Nickel Revival POS raised AUD 30m of equity in 2014, to develop its key projects, Mt Windarra, Lake Johnston and Black Swan. All three have been previously mined and have established mine development, plant and equipment with ore known to produce attractive concentrates. No further equity needs to be raised. We derive an unrisked DCF value of $0.45/share and a risked 12 mo fwd target price of $0.35/share, well above the ($0.12) share price. Forward earnings and cashflow multiples are below 2x. POS is significantly under-valued by the market. Windarra production is forecast for the June Qtr 2015 with Lake Johnston later in the year.

Description

  • POS is developing three nickel-sulphide projects in Western Australia. All have previously been operating nickel sulphide mines, and all are able to be brought into production with little capital. Each has potential for additions to resources and reserves. These are Windarra, Lake Johnston and Black Swan projects.
  • About $24m of capital is estimated to be required to recommence both the Windarra and Lake Johnston operations within 2015. Black Swan operations are planned to be brought on line in about 2017-2018 for a further $11-12m, with the time-frame of that restart subject to commodity market conditions.
  •  POS completed a $30m placement in the December 2014 HY which will fund the development of the three projects.
  •  POS has previously received funding from convertible notes totalling USD 35m in two tranches. The notes are currently held by Jefferies LLC (Jefferies). We have assumed redemption in FY2017. Based on our forecast nickel and AUD prices and a 50% dedication of cashflow to debt repayment, POS does not need to raise additional equity or refinance upon redemption.
  •  An ore toll-treatment and concentrate off-take agreement for Windarra ore with BHP’s Leinster operation has been made for an initial period of 2 years, for 0.35-0.50 Mtpa.

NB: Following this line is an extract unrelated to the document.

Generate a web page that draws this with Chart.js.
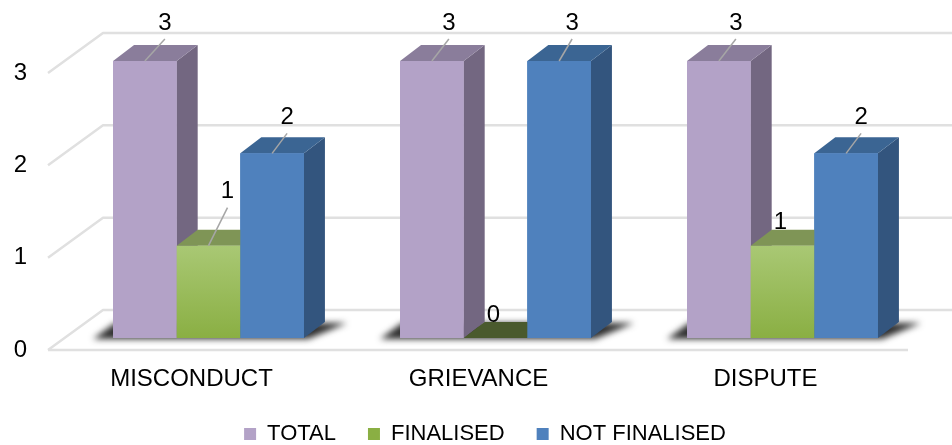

That volume may be expanded to 0.7 Mtpa but also allows additional ore to be processed at POS’ Black Swan facility, when it is re-started.
  •  The agreement provides POS with considerable flexibility for blending ore from Windarra with Black Swan to take advantage of the capacity of the Black Swan mill, while starting mining at Windarra without need to build a concentrator to process initial ore output. It also removed a significant capital requirement, avoiding the need to construct a concentrator at Windarra. Of the permutations for processing of Windarra ore we have assumed and modelled the processing of Windarra ore at Leinster from 2015 to 2018 then transport of all Windarra ore to Black Swan thereafter.
  •  Operating costs for the three operations are forecast to be within the second quartile of the C1 nickel cash cost curve.
  •  Forecast Cashflow multiples and PE’s are very low, less than 2x, and the Market EV is half the Enterprise EV. POS is clearly under-valued.

Catalysts

  • Achievement of milestones toward confirmation and approvals of re-development, and recommencement of mining, at each of the Mt Windarra, Lake Johnston and Black Swan project(s).
  • Confirmation of exhaustion of Chinese stockpiles of (Indonesian) high grade Ni laterite ore, anticipated in about March 2015. An extended Philippine monsoon would assist this process. Shipments from Philippines to China already slowed in November due to the onset of the monsoon.
  • Nickel price response to shortages of Philippine laterite ore deliveries into China during the monsoon, and or decreases in LME Ni inventories.

Risks

  •  No reaction of the nickel price during the monsoon period (above), or to increases in LME Ni inventories, implying that China has alternative sources of high grade Ni laterite ore, or alternative supply of nickel.
  • Poor performance of the POS acquired nickel assets upon re-start. We consider this is unlikely as all have been prior operating mines with known operating parameters. Cessation of operations and putting on care-maintenance was generally due to low nickel prices during the global finance crisis in 2009, rather than other technical parameters.